Frequently Asked Questions
Is factory direct always cheaper for custom socks?
Usually, but not always. A direct sock manufacturer removes the trading margin, often 8% to 25%. But very small mixed orders can cost more if the mill has to stop machines often, buy special trims, or split packing into many SKUs. Compare the same spec every time: needle count, yarn blend, grams per pair, packaging, AQL level, and Incoterm.
What MOQ is normal for factory direct custom socks?
For stock yarn designs, 100 to 300 pairs per color per size is common at some factories. For standard private label socks, 500 to 1,200 pairs per style is more typical. If you need custom dyed yarn, printed sleeves, or many size splits, MOQ often rises to 1,000 to 3,000 pairs because dye lots and packaging minimums start to control the order.

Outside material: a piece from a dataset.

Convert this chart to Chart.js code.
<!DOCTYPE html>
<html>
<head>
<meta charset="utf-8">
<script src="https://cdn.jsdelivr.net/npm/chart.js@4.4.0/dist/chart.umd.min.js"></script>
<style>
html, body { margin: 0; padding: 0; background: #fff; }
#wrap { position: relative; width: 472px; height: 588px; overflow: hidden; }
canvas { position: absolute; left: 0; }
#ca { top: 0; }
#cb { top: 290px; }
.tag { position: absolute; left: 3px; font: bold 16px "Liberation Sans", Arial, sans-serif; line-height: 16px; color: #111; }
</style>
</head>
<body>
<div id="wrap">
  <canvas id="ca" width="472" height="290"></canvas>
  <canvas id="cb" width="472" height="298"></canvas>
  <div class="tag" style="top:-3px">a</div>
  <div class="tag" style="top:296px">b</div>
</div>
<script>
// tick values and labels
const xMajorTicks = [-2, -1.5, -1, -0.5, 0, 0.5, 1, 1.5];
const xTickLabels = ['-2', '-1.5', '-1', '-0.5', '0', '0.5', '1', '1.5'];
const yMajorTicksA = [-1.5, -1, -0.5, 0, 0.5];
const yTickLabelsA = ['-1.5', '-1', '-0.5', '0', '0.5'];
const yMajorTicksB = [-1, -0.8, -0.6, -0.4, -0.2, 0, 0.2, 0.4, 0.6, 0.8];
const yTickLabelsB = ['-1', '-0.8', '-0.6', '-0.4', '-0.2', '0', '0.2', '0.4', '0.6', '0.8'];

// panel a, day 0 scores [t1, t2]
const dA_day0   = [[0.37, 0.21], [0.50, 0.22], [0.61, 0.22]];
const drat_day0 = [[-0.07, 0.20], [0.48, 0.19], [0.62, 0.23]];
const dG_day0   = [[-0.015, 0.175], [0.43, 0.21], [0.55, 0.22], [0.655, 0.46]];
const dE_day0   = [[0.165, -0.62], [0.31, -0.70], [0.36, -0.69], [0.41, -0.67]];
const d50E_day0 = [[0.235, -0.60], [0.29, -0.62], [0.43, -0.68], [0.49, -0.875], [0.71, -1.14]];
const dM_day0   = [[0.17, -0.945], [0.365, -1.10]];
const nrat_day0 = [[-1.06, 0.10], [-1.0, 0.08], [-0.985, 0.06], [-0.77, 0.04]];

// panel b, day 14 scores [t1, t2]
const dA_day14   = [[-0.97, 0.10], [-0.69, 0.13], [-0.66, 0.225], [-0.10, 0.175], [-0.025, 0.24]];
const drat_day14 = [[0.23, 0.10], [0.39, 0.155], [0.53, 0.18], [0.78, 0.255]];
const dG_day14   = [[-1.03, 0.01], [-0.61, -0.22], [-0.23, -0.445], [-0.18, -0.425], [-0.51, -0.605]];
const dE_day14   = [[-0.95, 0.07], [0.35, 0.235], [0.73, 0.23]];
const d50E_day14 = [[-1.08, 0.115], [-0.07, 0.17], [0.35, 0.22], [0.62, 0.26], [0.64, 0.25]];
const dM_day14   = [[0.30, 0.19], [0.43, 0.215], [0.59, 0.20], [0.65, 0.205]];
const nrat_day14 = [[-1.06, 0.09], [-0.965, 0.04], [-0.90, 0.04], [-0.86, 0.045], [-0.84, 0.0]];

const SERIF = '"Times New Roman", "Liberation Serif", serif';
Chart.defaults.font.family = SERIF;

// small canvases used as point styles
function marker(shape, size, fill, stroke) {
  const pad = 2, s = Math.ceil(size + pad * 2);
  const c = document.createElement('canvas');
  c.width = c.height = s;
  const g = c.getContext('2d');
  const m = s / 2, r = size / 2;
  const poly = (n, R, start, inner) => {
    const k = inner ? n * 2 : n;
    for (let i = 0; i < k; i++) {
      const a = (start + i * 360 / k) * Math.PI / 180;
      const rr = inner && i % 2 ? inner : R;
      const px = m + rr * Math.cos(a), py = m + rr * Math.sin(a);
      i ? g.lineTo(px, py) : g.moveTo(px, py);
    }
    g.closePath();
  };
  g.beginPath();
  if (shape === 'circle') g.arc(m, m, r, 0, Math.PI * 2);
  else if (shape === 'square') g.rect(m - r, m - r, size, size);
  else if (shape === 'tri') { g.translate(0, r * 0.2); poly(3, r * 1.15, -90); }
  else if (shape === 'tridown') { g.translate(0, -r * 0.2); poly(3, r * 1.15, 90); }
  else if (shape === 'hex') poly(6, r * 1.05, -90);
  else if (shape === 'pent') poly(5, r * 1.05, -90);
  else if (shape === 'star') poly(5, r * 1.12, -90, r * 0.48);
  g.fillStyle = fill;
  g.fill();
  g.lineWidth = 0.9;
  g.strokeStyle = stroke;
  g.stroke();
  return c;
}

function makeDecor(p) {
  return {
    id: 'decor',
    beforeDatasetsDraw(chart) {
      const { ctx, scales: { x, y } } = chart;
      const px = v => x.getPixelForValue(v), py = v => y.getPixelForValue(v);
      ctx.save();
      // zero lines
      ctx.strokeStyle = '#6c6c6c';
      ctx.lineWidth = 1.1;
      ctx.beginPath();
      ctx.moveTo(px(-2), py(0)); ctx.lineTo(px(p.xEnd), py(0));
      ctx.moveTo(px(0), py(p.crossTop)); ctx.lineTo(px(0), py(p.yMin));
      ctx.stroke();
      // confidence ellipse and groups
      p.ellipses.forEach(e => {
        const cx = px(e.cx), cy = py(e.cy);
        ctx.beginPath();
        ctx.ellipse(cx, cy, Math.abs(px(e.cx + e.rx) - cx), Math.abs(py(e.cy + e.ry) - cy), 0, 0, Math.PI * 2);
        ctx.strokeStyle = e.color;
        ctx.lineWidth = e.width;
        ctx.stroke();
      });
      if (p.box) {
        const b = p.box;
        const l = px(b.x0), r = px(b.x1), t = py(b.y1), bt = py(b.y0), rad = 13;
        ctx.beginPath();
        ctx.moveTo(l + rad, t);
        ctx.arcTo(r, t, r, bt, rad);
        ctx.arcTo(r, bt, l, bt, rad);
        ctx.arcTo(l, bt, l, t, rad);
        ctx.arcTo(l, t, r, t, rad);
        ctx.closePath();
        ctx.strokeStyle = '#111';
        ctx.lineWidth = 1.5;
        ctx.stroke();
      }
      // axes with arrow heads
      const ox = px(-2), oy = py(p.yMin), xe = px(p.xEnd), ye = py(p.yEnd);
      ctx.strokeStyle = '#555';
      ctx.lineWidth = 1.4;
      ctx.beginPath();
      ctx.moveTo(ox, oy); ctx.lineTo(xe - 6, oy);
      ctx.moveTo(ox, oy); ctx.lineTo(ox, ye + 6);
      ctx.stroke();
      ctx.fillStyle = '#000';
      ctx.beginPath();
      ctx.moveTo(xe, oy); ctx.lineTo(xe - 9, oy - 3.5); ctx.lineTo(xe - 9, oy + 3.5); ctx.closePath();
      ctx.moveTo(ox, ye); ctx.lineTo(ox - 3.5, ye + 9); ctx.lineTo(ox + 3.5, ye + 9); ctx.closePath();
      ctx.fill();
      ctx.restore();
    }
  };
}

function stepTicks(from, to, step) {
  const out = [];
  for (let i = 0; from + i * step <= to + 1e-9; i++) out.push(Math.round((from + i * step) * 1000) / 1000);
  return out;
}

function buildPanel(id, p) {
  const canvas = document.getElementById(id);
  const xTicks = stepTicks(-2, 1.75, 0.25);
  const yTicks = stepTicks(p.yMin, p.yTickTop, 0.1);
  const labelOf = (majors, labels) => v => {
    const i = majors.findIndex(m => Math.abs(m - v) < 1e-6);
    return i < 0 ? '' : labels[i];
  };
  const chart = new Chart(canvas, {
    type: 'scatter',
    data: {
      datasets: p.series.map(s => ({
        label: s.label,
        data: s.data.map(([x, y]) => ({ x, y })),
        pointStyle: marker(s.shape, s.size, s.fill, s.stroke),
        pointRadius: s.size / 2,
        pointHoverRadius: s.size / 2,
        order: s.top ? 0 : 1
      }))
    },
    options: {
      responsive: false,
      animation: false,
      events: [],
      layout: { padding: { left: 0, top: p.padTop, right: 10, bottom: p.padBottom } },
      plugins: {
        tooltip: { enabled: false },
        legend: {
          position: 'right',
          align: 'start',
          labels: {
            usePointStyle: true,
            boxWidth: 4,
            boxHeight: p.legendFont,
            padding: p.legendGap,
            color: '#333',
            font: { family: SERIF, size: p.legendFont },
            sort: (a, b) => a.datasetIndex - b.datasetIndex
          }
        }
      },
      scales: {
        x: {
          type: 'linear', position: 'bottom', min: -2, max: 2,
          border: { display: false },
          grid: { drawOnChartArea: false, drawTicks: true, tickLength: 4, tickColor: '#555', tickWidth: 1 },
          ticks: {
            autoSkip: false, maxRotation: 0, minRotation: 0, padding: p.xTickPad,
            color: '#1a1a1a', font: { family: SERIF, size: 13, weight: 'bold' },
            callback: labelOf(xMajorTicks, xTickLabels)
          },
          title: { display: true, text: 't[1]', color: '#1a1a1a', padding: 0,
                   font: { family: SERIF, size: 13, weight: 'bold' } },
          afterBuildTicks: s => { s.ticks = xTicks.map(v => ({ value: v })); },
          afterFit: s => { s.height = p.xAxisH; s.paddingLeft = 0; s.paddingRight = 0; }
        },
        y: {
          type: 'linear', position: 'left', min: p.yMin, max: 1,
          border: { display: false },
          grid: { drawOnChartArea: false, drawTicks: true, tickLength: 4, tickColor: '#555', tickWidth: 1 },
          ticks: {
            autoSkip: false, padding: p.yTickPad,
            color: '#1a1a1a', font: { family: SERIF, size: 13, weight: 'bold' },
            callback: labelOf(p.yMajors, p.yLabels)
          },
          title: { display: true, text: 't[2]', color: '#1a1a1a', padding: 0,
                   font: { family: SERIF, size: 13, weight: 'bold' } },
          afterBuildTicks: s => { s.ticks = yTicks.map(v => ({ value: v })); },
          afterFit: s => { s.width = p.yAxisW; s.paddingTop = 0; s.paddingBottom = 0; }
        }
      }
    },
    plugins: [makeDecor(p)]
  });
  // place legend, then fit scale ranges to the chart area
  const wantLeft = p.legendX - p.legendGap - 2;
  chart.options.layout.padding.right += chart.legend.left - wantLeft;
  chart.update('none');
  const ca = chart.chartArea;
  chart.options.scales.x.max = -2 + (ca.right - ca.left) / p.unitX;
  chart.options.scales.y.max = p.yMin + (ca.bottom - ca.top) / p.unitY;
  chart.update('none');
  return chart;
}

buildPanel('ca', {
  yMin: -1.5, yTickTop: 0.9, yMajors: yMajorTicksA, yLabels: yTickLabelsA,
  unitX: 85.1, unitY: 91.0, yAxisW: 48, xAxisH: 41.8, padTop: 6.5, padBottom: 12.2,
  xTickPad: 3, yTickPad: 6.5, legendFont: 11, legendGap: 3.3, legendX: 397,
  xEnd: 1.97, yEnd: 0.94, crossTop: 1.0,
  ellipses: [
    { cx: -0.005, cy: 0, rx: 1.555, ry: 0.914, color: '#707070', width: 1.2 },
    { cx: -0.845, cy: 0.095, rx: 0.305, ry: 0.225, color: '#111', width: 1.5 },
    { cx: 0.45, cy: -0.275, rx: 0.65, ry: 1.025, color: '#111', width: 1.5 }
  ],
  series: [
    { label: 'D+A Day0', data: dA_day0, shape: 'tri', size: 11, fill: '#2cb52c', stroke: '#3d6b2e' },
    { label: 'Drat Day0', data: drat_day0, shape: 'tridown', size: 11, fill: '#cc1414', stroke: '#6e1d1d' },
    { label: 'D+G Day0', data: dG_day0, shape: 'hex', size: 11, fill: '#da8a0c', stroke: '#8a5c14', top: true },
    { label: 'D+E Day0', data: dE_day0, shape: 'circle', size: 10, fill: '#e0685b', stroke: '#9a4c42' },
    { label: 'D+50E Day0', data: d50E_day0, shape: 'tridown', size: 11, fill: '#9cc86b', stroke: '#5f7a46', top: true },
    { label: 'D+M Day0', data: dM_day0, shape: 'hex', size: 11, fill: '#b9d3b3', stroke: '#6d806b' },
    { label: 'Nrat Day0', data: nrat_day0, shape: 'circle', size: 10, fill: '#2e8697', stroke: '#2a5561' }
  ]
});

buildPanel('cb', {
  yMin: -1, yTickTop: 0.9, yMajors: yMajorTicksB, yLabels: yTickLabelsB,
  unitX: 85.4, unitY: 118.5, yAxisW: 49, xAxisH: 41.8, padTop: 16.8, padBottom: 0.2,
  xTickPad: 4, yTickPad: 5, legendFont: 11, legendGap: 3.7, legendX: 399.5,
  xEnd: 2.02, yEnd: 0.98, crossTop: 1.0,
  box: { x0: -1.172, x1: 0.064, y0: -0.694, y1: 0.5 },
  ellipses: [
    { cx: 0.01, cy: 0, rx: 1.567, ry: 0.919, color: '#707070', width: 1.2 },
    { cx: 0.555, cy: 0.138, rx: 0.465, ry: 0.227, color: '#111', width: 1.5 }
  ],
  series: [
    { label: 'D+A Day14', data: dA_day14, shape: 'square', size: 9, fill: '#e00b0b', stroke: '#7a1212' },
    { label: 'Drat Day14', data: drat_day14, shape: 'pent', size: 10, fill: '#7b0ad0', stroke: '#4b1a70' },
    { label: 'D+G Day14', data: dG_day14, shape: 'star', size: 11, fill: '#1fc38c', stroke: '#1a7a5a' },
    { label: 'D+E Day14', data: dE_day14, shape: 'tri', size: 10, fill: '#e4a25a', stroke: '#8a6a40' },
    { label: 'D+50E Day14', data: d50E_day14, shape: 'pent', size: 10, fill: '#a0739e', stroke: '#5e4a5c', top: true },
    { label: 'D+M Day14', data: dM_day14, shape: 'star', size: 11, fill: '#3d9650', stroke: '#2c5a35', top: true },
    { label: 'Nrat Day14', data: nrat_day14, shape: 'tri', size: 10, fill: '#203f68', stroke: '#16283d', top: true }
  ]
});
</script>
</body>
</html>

How long should a custom sock order take from sample to shipment?
A normal schedule is 5 to 10 days for a regular sample, 3 to 7 days for courier transit, and 15 to 30 days for bulk after deposit and final approval. If the style uses custom dyed yarn, grip print, compression structure, or falls in peak season, bulk can move to 30 to 45 days. Ask whether the supplier counts lead time from deposit date or from final sample and packing artwork approval.
How can I verify that a supplier is a real sock factory?
Ask for the factory address, business license, current machine list, and photos or video of the knitting floor, sample room, linking, boarding, inspection, and packing area. Then ask technical questions. Which needle counts fit my style. Who edits the stitch chart. What is the standard AQL. What carton pack is planned. A real sock factory can answer directly. A middle layer usually has to ask someone else first.
What quality standard should I put on the PO for socks?
Write the inspection level clearly. A common standard is AQL 2.5 for major defects and AQL 4.0 for minor defects. Also list key size points, tolerances, packing method, barcode rule, and defect examples that are not acceptable, such as holes, open toe seams, left right shade mismatch, wrong size labels, and obvious needle lines. If these points are missing, disputes become subjective.